Compounding the damage by weakening a key pillar of international law – the objective test for statehood, which demands that an entity have, or be on the immediate verge of acquiring, the attributes of sovereignty before being granted UN membership – takes the recklessness to even greater heights.
It is therefore simply impossible to understand how the government reconciles its announcement with its claimed support for Israel’s security and its broader emphasis on a rules-based international order. But this decision has little to do with promoting adherence to international law, and a great deal to do with domestic politics.
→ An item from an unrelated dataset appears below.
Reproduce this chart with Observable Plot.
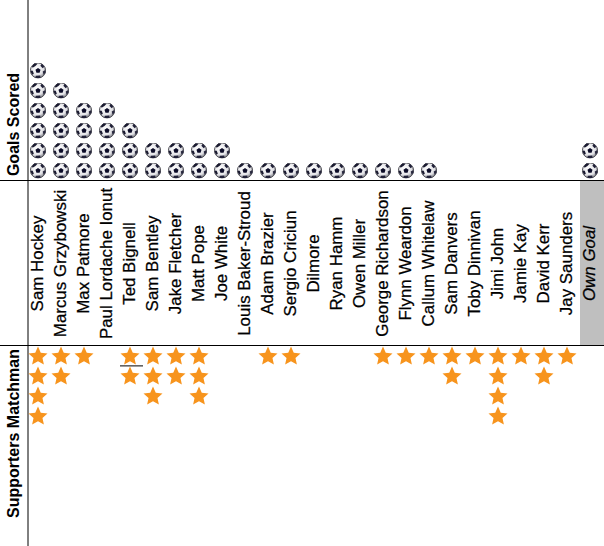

On that score at least, Whitlam was prescient. He was, for sure, hopelessly wrong when he claimed that Estonia, Latvia and Lithuania “won’t become separate independent states unless there is a world war which the Soviet Union lost”. And he was at his worst when, extending his intense dislike of the Baltic community to Vietnamese refugees, he cancelled a flight carrying orphans from Saigon to Australia because he wouldn’t allow “f..king Vietnamese Balts” to form “anti-Labor ghettos” in this country.
But he knew what he was talking about when he assured a senior official from the Soviet embassy that the “gradual increase in the size of the Arab population in Australia”, which he welcomed (quite regardless, it seems, of whether or not they formed “ghettos”), would alter domestic politics, undermining support for Israel and strengthening the “progressive” forces. Exactly five decades later, we are paying the price.